Splosh! A fair quantity of water, mulch and god knows splashes into the Deep Pool beneath me. Same again. Scratching a bit to the left. Splash! Spatter ..... I risk another actual look up there. Now I can see it. Rummage, rummage. Grip. Heave! Oh, Dear God!!!
And the entire fucking dam burst! Out spewed about half an Ash tree, half a ton of mulch. Gallons of water. Brief glimpse of a cheering Rick, and all his mates as they made their jubilant way towards The River, far below. (Only, of course, to get way layed by the dam causing the Deep Pool to be even deeper. That's Another job for me to look forward to).
And all this, at fucking midnight. Straight after my dinner. Dressed only for a quiet night in front of the computer.
And, I expect, the most You ever have to deal with is attacking a stubborn Floater, with the loo brush, at arms length, beneath an indoor electric light?

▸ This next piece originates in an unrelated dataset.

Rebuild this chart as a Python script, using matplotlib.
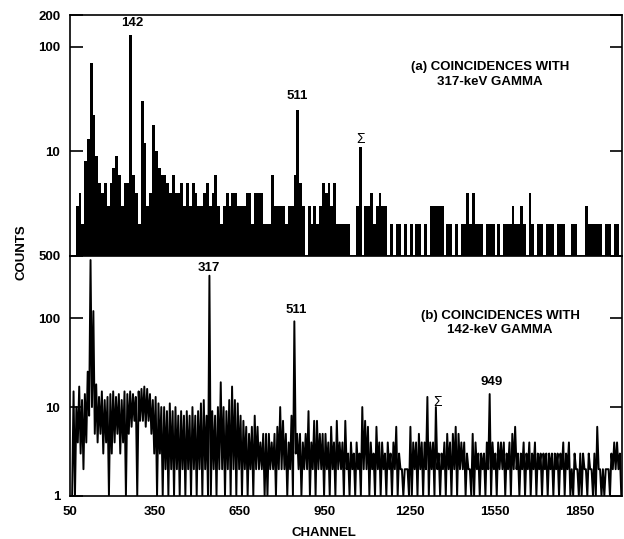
import numpy as np
import matplotlib.pyplot as plt

# change defaults for plotting
plt.rcParams['font.family'] = ['Liberation Sans', 'DejaVu Sans']
plt.rcParams['font.weight'] = 'bold'
plt.rcParams['font.size'] = 9.5
plt.rcParams['axes.linewidth'] = 1.2

# spectra in 10-channel bins, starting at channel 50
first_channel = 50
bin_width = 10

# (a) coincidences with the 317-keV gamma: count in each bin
counts_a = [1, 1, 3, 4, 2, 8, 13, 70, 22, 9,
            5, 4, 5, 3, 5, 7, 9, 6, 3, 5,
            5, 130, 6, 4, 2, 30, 12, 3, 4, 18,
            10, 7, 6, 6, 5, 4, 6, 4, 4, 5,
            3, 5, 3, 5, 4, 3, 3, 4, 5, 3,
            4, 6, 3, 2, 3, 4, 3, 4, 4, 3,
            3, 3, 4, 4, 2, 4, 4, 4, 2, 2,
            2, 6, 3, 3, 3, 3, 2, 3, 3, 6,
            25, 5, 3, 1, 3, 2, 3, 2, 3, 5,
            4, 5, 3, 5, 2, 2, 2, 2, 2, 1,
            1, 3, 11, 1, 3, 3, 4, 2, 3, 4,
            3, 3, 1, 2, 1, 2, 2, 1, 2, 1,
            2, 1, 2, 2, 1, 2, 1, 3, 3, 3,
            3, 3, 1, 2, 2, 1, 2, 1, 2, 2,
            4, 2, 4, 2, 2, 2, 1, 2, 2, 2,
            1, 2, 1, 2, 2, 2, 3, 2, 2, 3,
            2, 1, 4, 2, 1, 2, 2, 1, 2, 2,
            2, 1, 2, 2, 2, 1, 1, 2, 2, 1,
            1, 1, 3, 2, 2, 2, 2, 2, 1, 2,
            2, 1, 2, 2, 1]

# (b) coincidences with the 142-keV gamma: highest and lowest count in each bin
high_b = [1, 15, 10, 17, 12, 14, 25, 450, 120, 18,
          13, 15, 12, 13, 14, 15, 13, 14, 12, 15,
          14, 15, 14, 13, 15, 16, 17, 16, 14, 12,
          13, 11, 10, 10, 9, 11, 9, 10, 8, 9,
          8, 9, 8, 10, 8, 9, 11, 12, 8, 300,
          9, 8, 10, 19, 10, 9, 12, 17, 12, 11,
          8, 7, 6, 5, 6, 8, 6, 4, 5, 5,
          5, 4, 5, 6, 10, 7, 5, 4, 8, 92,
          5, 5, 4, 5, 9, 4, 7, 7, 5, 5,
          5, 4, 6, 4, 7, 4, 4, 7, 3, 4,
          3, 4, 3, 10, 7, 6, 4, 3, 6, 4,
          4, 3, 4, 3, 4, 6, 3, 2, 2, 2,
          6, 4, 4, 5, 4, 4, 13, 4, 4, 10,
          3, 3, 4, 5, 4, 5, 6, 5, 4, 4,
          3, 2, 5, 4, 3, 3, 3, 4, 14, 4,
          3, 4, 4, 4, 3, 4, 5, 6, 3, 3,
          4, 3, 4, 3, 4, 3, 3, 3, 3, 3,
          3, 3, 3, 3, 4, 3, 4, 2, 3, 2,
          3, 3, 2, 3, 2, 3, 6, 2, 2, 2,
          2, 3, 4, 4, 3]
low_b = [1, 1, 4, 3, 2, 4, 8, 10, 5, 4,
         5, 3, 4, 1, 3, 4, 5, 3, 4, 1,
         5, 6, 7, 1, 7, 7, 6, 7, 5, 3,
         1, 3, 1, 2, 1, 2, 1, 2, 1, 2,
         1, 2, 1, 2, 1, 2, 1, 2, 1, 1,
         2, 1, 2, 2, 1, 2, 1, 2, 1, 2,
         1, 2, 1, 2, 1, 2, 2, 2, 1, 1,
         2, 2, 1, 2, 2, 2, 1, 2, 1, 3,
         2, 1, 2, 2, 1, 2, 1, 2, 2, 1,
         2, 1, 2, 1, 2, 2, 1, 2, 1, 2,
         1, 2, 1, 2, 2, 1, 2, 1, 2, 1,
         2, 1, 2, 1, 2, 1, 2, 1, 2, 1,
         1, 2, 1, 2, 1, 2, 1, 2, 1, 2,
         1, 2, 1, 2, 1, 2, 1, 2, 2, 1,
         2, 1, 1, 2, 1, 2, 1, 2, 1, 2,
         1, 2, 2, 1, 2, 1, 2, 2, 1, 2,
         1, 2, 1, 2, 1, 2, 1, 2, 1, 2,
         1, 2, 1, 2, 1, 2, 1, 1, 2, 1,
         1, 2, 1, 2, 1, 1, 2, 1, 1, 2,
         1, 2, 2, 2, 1]

x_ticks = [50, 350, 650, 950, 1250, 1550, 1850]
y_ticks_a = [10, 100, 200]
y_ticks_b = [1, 10, 100, 500]

# peak labels: (text, channel, count)
labels_a = [('142', 269, 168), ('511', 852, 34)]
labels_b = [('317', 541, 362), ('511', 849, 122), ('949', 1541, 19)]
sum_a = (1075, 13)
sum_b = (1347, 11.4)


def setup_axis(ax, top, yticks):
    ax.set_yscale('log')
    ax.set_xlim(50, 2000)
    ax.set_ylim(1, top)
    ax.set_yticks(yticks)
    ax.set_yticklabels([str(t) for t in yticks])
    ax.minorticks_off()
    ax.set_xticks(x_ticks)
    ax.tick_params(axis='y', direction='in', length=9, width=1.2,
                   right=True, pad=7, labelsize=9.5)
    ax.tick_params(axis='x', length=0, pad=7, labelsize=9.5)


def bin_edges(n):
    return first_channel + bin_width*np.arange(n + 1)


fig = plt.figure(figsize=(6.24, 5.39), dpi=100)
ax_a = fig.add_axes([0.1122, 0.5250, 0.8846, 0.4471])
ax_b = fig.add_axes([0.1122, 0.0798, 0.8846, 0.4453])

# panel (a): histogram bars filled from the bottom
setup_axis(ax_a, 200, y_ticks_a)
ax_a.stairs(counts_a, bin_edges(len(counts_a)), baseline=1, fill=True,
            color='black', lw=0)
ax_a.set_xticklabels([])
for text, ch, c in labels_a:
    ax_a.text(ch, c, text, ha='center', va='center', fontsize=9.5)
ax_a.text(sum_a[0], sum_a[1], '\u03a3', ha='center', va='center',
          fontsize=10, fontweight='normal')
ax_a.text(0.761, 0.753, '(a) COINCIDENCES WITH\n317-keV GAMMA',
          transform=ax_a.transAxes, ha='center', va='center',
          multialignment='center', fontsize=9.5, linespacing=1.25)

# panel (b): one stroke up to the high and down to the low count per bin
setup_axis(ax_b, 500, y_ticks_b)
starts = bin_edges(len(high_b))[:-1]
xs = np.column_stack([starts + 2.5, starts + 7.5]).ravel()
ys = np.column_stack([high_b, low_b]).ravel()
ax_b.plot(xs, ys, color='black', lw=1.4)
ax_b.set_xticklabels([str(t) for t in x_ticks])
for text, ch, c in labels_b:
    ax_b.text(ch, c, text, ha='center', va='center', fontsize=9.5)
ax_b.text(sum_b[0], sum_b[1], '\u03a3', ha='center', va='center',
          fontsize=10, fontweight='normal')
ax_b.text(0.779, 0.72, '(b) COINCIDENCES WITH\n142-keV GAMMA',
          transform=ax_b.transAxes, ha='center', va='center',
          multialignment='center', fontsize=9.5, linespacing=1.25)

fig.text(0.519, 0.011, 'CHANNEL', ha='center', va='center', fontsize=9.5)
fig.text(0.034, 1 - 252/539, 'COUNTS', ha='center', va='center',
         rotation=90, fontsize=9.5)

fig.savefig('out.png', dpi=100)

Ye don't even know ye born!
I like my little Neo what's it gizmo, down on the lower left of the page there. I only wish I knew how to mess with the HTML, to say beneath it how it was installed after Thousands of visitors had been in here. And how it's thus missing some great locations. Like, we've had Iraq, Egypt, Algeria ..... all sorts of places, before I installed that.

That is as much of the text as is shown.